> [Task instructions]: Write the entries out again exactly as they stand, but without the pictures.

-------- Records provided --------

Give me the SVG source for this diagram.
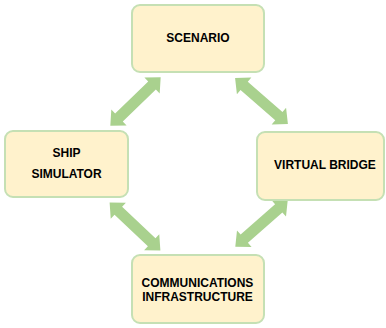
<svg xmlns="http://www.w3.org/2000/svg" width="386" height="328" viewBox="0 0 386 328">
<defs>
<style>
.box{fill:#fff2cc;stroke:#c5e0b4;stroke-width:2}
.lbl{font-family:"Liberation Sans",Arial,sans-serif;font-weight:bold;font-size:12px;fill:#000;text-anchor:middle}
.arr{fill:#a9d18e}
</style>
<polygon id="dbl" points="-35,0 -23,-11 -23,-5.5 23,-5.5 23,-11 35,0 23,11 23,5.5 -23,5.5 -23,11"/>
</defs>
<rect width="386" height="328" fill="#ffffff"/>
<g id="connectors" class="arr">
<use href="#dbl" transform="translate(135.5,101.5) rotate(-44)"/>
<use href="#dbl" transform="translate(261.5,101) rotate(41)"/>
<use href="#dbl" transform="translate(135,226.5) rotate(43.5)"/>
<use href="#dbl" transform="translate(261.5,223.5) rotate(-41.5)"/>
</g>
<g id="scenario">
<rect class="box" x="132" y="5" width="132" height="67" rx="8"/>
<text class="lbl" x="198" y="41.5">SCENARIO</text>
</g>
<g id="ship-simulator">
<rect class="box" x="5" y="131" width="123" height="66" rx="8"/>
<text class="lbl" x="66.5" y="156.5">SHIP</text>
<text class="lbl" x="66.5" y="177.5">SIMULATOR</text>
</g>
<g id="virtual-bridge">
<rect class="box" x="257" y="132" width="127" height="68" rx="8"/>
<text class="lbl" x="325" y="168.5">VIRTUAL BRIDGE</text>
</g>
<g id="communications-infrastructure">
<rect class="box" x="132" y="255" width="132" height="68" rx="8"/>
<text class="lbl" x="197.5" y="286.5">COMMUNICATIONS</text>
<text class="lbl" x="197.5" y="300.5">INFRASTRUCTURE</text>
</g>
</svg>
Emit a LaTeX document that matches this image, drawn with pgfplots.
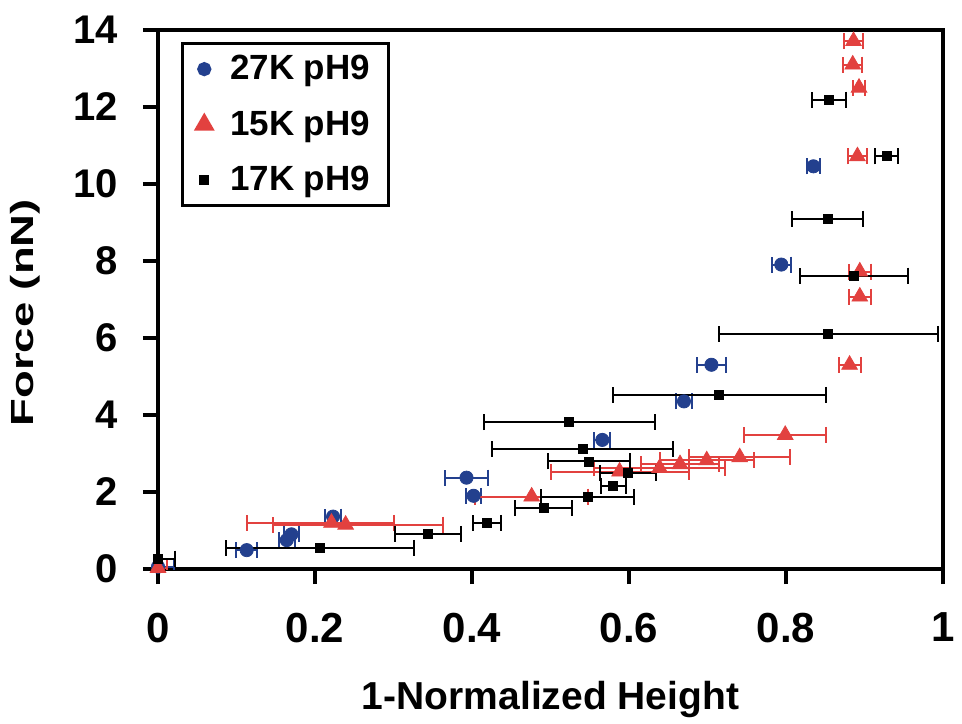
\documentclass[border=0pt]{standalone}
\usepackage{fontspec}
\setmainfont{Liberation Sans}
\usepackage{pgfplots}
\pgfplotsset{compat=1.18}
\definecolor{navy27}{HTML}{23408E}
\definecolor{red15}{HTML}{E2413F}

\begin{document}
\begin{tikzpicture}
\begin{axis}[
at={(0,0)},
anchor=south west,
scale only axis,
width=392.5pt,
height=269.75pt,
xmin=0, xmax=1,
ymin=0, ymax=14,
xtick={0,0.2,0.4,0.6,0.8,1},
xticklabels={0,0.2,0.4,0.6,0.8,1},
ytick={0,2,4,6,8,10,12,14},
tick pos=left,
tick align=outside,
major tick length=7.5pt,
every tick/.style={line width=2pt, black},
axis line style={line width=2pt},
/pgf/number format/assume math mode=true,
yticklabel style={font=\fontsize{20}{24}\selectfont\bfseries, xshift=-9pt},
xticklabel style={font=\fontsize{21}{25}\selectfont\bfseries, yshift=-11pt},
xlabel={1-Normalized Height},
ylabel={\scalebox{1.42}[1]{Force (nN)}},
xlabel style={font=\fontsize{19.5}{23}\selectfont\bfseries,
  at={(axis description cs:0.5,-0.2428)}, anchor=center},
ylabel style={font=\fontsize{16}{19}\selectfont\bfseries,
  at={(axis description cs:-0.1694,0.475)}, anchor=center},
legend style={at={(rel axis cs:0.0293,0.977)}, anchor=north west,
  draw=black, line width=1.5pt, font=\fontsize{17.5}{21}\selectfont\bfseries,
  row sep=10pt, inner xsep=7pt, inner ysep=4pt,
  /tikz/every odd column/.append style={column sep=7pt}},
legend cell align=left,
error bars/error mark=|,
error bars/error bar style={line width=1pt},
error bars/error mark options={line width=1pt, mark size=4pt},
]
% 27K pH9
\addplot[only marks, mark=*, mark size=3.3pt, color=navy27,
  legend image post style={mark size=2.8pt},
  error bars/.cd, x dir=both, x explicit] coordinates {
(0.000, 0.06) +- (0.020,0)
(0.113, 0.49) +- (0.013,0)
(0.164, 0.75) +- (0.010,0)
(0.170, 0.90) +- (0.010,0)
(0.223, 1.36) +- (0.010,0)
(0.393, 2.37) +- (0.028,0)
(0.402, 1.90) +- (0.010,0)
(0.566, 3.35) +- (0.010,0)
(0.670, 4.35) +- (0.010,0)
(0.705, 5.30) +- (0.018,0)
(0.794, 7.90) +- (0.012,0)
(0.835, 10.45) +- (0.008,0)
};
\addlegendentry{27K pH9}
% 15K pH9
\addplot[only marks, mark=triangle*, mark size=4.5pt, color=red15,
  error bars/.cd, x dir=both, x explicit] coordinates {
(0.000, 0.03) +- (0.012,0)
(0.221, 1.20) += (0.080,0) -= (0.107,0)
(0.239, 1.15) += (0.124,0) -= (0.092,0)
(0.476, 1.88) +- (0.072,0)
(0.588, 2.53) +- (0.088,0)
(0.639, 2.62) +- (0.083,0)
(0.665, 2.72) +- (0.050,0)
(0.699, 2.82) +- (0.060,0)
(0.741, 2.90) +- (0.064,0)
(0.799, 3.48) +- (0.052,0)
(0.881, 5.30) +- (0.014,0)
(0.894, 7.07) +- (0.014,0)
(0.894, 7.72) +- (0.014,0)
(0.891, 10.71) +- (0.012,0)
(0.893, 12.49) +- (0.008,0)
(0.885, 13.09) +- (0.012,0)
(0.886, 13.70) +- (0.012,0)
};
\addlegendentry{15K pH9}
% 17K pH9
\addplot[only marks, mark=square*, mark size=2.25pt, color=black,
  legend image post style={mark size=1.8pt},
  error bars/.cd, x dir=both, x explicit] coordinates {
(0.000, 0.27) +- (0.022,0)
(0.206, 0.55) +- (0.120,0)
(0.344, 0.91) +- (0.042,0)
(0.419, 1.20) +- (0.018,0)
(0.491, 1.58) +- (0.036,0)
(0.547, 1.86) +- (0.059,0)
(0.580, 2.15) +- (0.016,0)
(0.599, 2.50) +- (0.036,0)
(0.549, 2.79) +- (0.052,0)
(0.541, 3.12) +- (0.115,0)
(0.524, 3.81) +- (0.109,0)
(0.715, 4.52) +- (0.136,0)
(0.854, 6.10) +- (0.139,0)
(0.887, 7.61) +- (0.069,0)
(0.853, 9.09) +- (0.045,0)
(0.928, 10.71) +- (0.015,0)
(0.855, 12.18) +- (0.022,0)
};
\addlegendentry{17K pH9}
\draw[line width=2pt] (rel axis cs:0,1) -- (rel axis cs:1,1) -- (rel axis cs:1,0);
\end{axis}
\pgfresetboundingbox
\path (-79pt,-77pt) rectangle (402pt,284.5pt);
\end{tikzpicture}
\end{document}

--------

> [Task answer]:
Give me the SVG source for this diagram.
<svg xmlns="http://www.w3.org/2000/svg" width="386" height="328" viewBox="0 0 386 328">
<defs>
<style>
.box{fill:#fff2cc;stroke:#c5e0b4;stroke-width:2}
.lbl{font-family:"Liberation Sans",Arial,sans-serif;font-weight:bold;font-size:12px;fill:#000;text-anchor:middle}
.arr{fill:#a9d18e}
</style>
<polygon id="dbl" points="-35,0 -23,-11 -23,-5.5 23,-5.5 23,-11 35,0 23,11 23,5.5 -23,5.5 -23,11"/>
</defs>
<rect width="386" height="328" fill="#ffffff"/>
<g id="connectors" class="arr">
<use href="#dbl" transform="translate(135.5,101.5) rotate(-44)"/>
<use href="#dbl" transform="translate(261.5,101) rotate(41)"/>
<use href="#dbl" transform="translate(135,226.5) rotate(43.5)"/>
<use href="#dbl" transform="translate(261.5,223.5) rotate(-41.5)"/>
</g>
<g id="scenario">
<rect class="box" x="132" y="5" width="132" height="67" rx="8"/>
<text class="lbl" x="198" y="41.5">SCENARIO</text>
</g>
<g id="ship-simulator">
<rect class="box" x="5" y="131" width="123" height="66" rx="8"/>
<text class="lbl" x="66.5" y="156.5">SHIP</text>
<text class="lbl" x="66.5" y="177.5">SIMULATOR</text>
</g>
<g id="virtual-bridge">
<rect class="box" x="257" y="132" width="127" height="68" rx="8"/>
<text class="lbl" x="325" y="168.5">VIRTUAL BRIDGE</text>
</g>
<g id="communications-infrastructure">
<rect class="box" x="132" y="255" width="132" height="68" rx="8"/>
<text class="lbl" x="197.5" y="286.5">COMMUNICATIONS</text>
<text class="lbl" x="197.5" y="300.5">INFRASTRUCTURE</text>
</g>
</svg>
Emit a LaTeX document that matches this image, drawn with pgfplots.
\documentclass[border=0pt]{standalone}
\usepackage{fontspec}
\setmainfont{Liberation Sans}
\usepackage{pgfplots}
\pgfplotsset{compat=1.18}
\definecolor{navy27}{HTML}{23408E}
\definecolor{red15}{HTML}{E2413F}

\begin{document}
\begin{tikzpicture}
\begin{axis}[
at={(0,0)},
anchor=south west,
scale only axis,
width=392.5pt,
height=269.75pt,
xmin=0, xmax=1,
ymin=0, ymax=14,
xtick={0,0.2,0.4,0.6,0.8,1},
xticklabels={0,0.2,0.4,0.6,0.8,1},
ytick={0,2,4,6,8,10,12,14},
tick pos=left,
tick align=outside,
major tick length=7.5pt,
every tick/.style={line width=2pt, black},
axis line style={line width=2pt},
/pgf/number format/assume math mode=true,
yticklabel style={font=\fontsize{20}{24}\selectfont\bfseries, xshift=-9pt},
xticklabel style={font=\fontsize{21}{25}\selectfont\bfseries, yshift=-11pt},
xlabel={1-Normalized Height},
ylabel={\scalebox{1.42}[1]{Force (nN)}},
xlabel style={font=\fontsize{19.5}{23}\selectfont\bfseries,
  at={(axis description cs:0.5,-0.2428)}, anchor=center},
ylabel style={font=\fontsize{16}{19}\selectfont\bfseries,
  at={(axis description cs:-0.1694,0.475)}, anchor=center},
legend style={at={(rel axis cs:0.0293,0.977)}, anchor=north west,
  draw=black, line width=1.5pt, font=\fontsize{17.5}{21}\selectfont\bfseries,
  row sep=10pt, inner xsep=7pt, inner ysep=4pt,
  /tikz/every odd column/.append style={column sep=7pt}},
legend cell align=left,
error bars/error mark=|,
error bars/error bar style={line width=1pt},
error bars/error mark options={line width=1pt, mark size=4pt},
]
% 27K pH9
\addplot[only marks, mark=*, mark size=3.3pt, color=navy27,
  legend image post style={mark size=2.8pt},
  error bars/.cd, x dir=both, x explicit] coordinates {
(0.000, 0.06) +- (0.020,0)
(0.113, 0.49) +- (0.013,0)
(0.164, 0.75) +- (0.010,0)
(0.170, 0.90) +- (0.010,0)
(0.223, 1.36) +- (0.010,0)
(0.393, 2.37) +- (0.028,0)
(0.402, 1.90) +- (0.010,0)
(0.566, 3.35) +- (0.010,0)
(0.670, 4.35) +- (0.010,0)
(0.705, 5.30) +- (0.018,0)
(0.794, 7.90) +- (0.012,0)
(0.835, 10.45) +- (0.008,0)
};
\addlegendentry{27K pH9}
% 15K pH9
\addplot[only marks, mark=triangle*, mark size=4.5pt, color=red15,
  error bars/.cd, x dir=both, x explicit] coordinates {
(0.000, 0.03) +- (0.012,0)
(0.221, 1.20) += (0.080,0) -= (0.107,0)
(0.239, 1.15) += (0.124,0) -= (0.092,0)
(0.476, 1.88) +- (0.072,0)
(0.588, 2.53) +- (0.088,0)
(0.639, 2.62) +- (0.083,0)
(0.665, 2.72) +- (0.050,0)
(0.699, 2.82) +- (0.060,0)
(0.741, 2.90) +- (0.064,0)
(0.799, 3.48) +- (0.052,0)
(0.881, 5.30) +- (0.014,0)
(0.894, 7.07) +- (0.014,0)
(0.894, 7.72) +- (0.014,0)
(0.891, 10.71) +- (0.012,0)
(0.893, 12.49) +- (0.008,0)
(0.885, 13.09) +- (0.012,0)
(0.886, 13.70) +- (0.012,0)
};
\addlegendentry{15K pH9}
% 17K pH9
\addplot[only marks, mark=square*, mark size=2.25pt, color=black,
  legend image post style={mark size=1.8pt},
  error bars/.cd, x dir=both, x explicit] coordinates {
(0.000, 0.27) +- (0.022,0)
(0.206, 0.55) +- (0.120,0)
(0.344, 0.91) +- (0.042,0)
(0.419, 1.20) +- (0.018,0)
(0.491, 1.58) +- (0.036,0)
(0.547, 1.86) +- (0.059,0)
(0.580, 2.15) +- (0.016,0)
(0.599, 2.50) +- (0.036,0)
(0.549, 2.79) +- (0.052,0)
(0.541, 3.12) +- (0.115,0)
(0.524, 3.81) +- (0.109,0)
(0.715, 4.52) +- (0.136,0)
(0.854, 6.10) +- (0.139,0)
(0.887, 7.61) +- (0.069,0)
(0.853, 9.09) +- (0.045,0)
(0.928, 10.71) +- (0.015,0)
(0.855, 12.18) +- (0.022,0)
};
\addlegendentry{17K pH9}
\draw[line width=2pt] (rel axis cs:0,1) -- (rel axis cs:1,1) -- (rel axis cs:1,0);
\end{axis}
\pgfresetboundingbox
\path (-79pt,-77pt) rectangle (402pt,284.5pt);
\end{tikzpicture}
\end{document}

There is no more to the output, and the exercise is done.